Farmers may be able to reduce emissions and chemical runoff while boosting revenues by using a new method for extracting useful nutrients from manure, according to a recent UW-Madison study.
Scientists in Madison have developed a new technique for pulling ammonia and potassium out of livestock manure, which can be used to make fertilizer and other products, the university announced. It was detailed in a paper published Dec. 8 in the journal Nature Sustainability.
The method involves the use of a specialized nickel-based electrode, similar to those used in batteries. By placing the electrode into manure wastewater, ammonium and potassium ions are “selectively driven into and captured” by the electrode.
From there, it’s placed into a device that releases those nutrients for use in fertilizers while also making other chemical products such as hydrogen fuel or hydrogen peroxide, according to the release. UW-Madison says the method is still in the proof-of-concept stage and needs to be scaled up further, but notes it could help farmers reduce their air and water pollution while getting valuable byproducts in the process.
Initial research using small amounts of manure recovered more than half of the ammonia in one cycle, and about 85% after a second cycle.
The study was led by Song Jin, a professor of chemistry, alongside doctoral candidate Rui Wang and civil and environmental engineering Prof. Mohan Qin.
“It looks indeed to be promising,” Qin said in a statement. “There’s a pathway to see how this might really help in the real world.”

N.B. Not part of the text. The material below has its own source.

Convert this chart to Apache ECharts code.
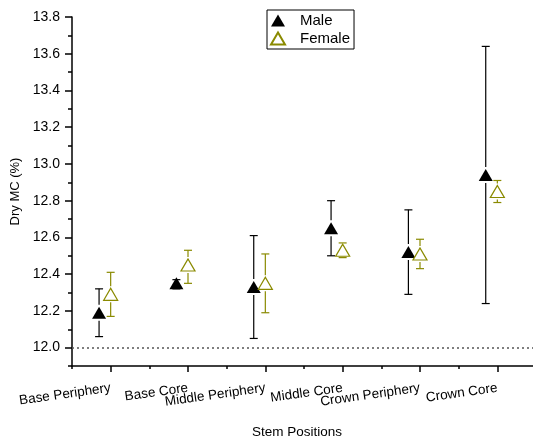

Meanwhile, an environmental analysis from Prof. Rebecca Larson of the Nelson institute for Environmental Studies found a dairy farm with 1,000 animals could cut ammonia emissions by half using the new method while “significantly reducing the amount of nitrate” going into nearby waters.
And a separate analysis, conducted by Prof. Fikile Brushett at the Massachusetts Institute of Technology, found a model dairy farm using the new method could expect resulting revenue to exceed its operating costs “so long as electricity prices aren’t exorbitant.”
Further efforts will focus on how well the method works for systems that are more similar to actual livestock operations, the release shows. Jin tells the university he’s optimistic its “benefits will continue to outweigh potential costs” at larger scales.
The Wisconsin Alumni Research Foundation has filed a provisional patent on the new technology.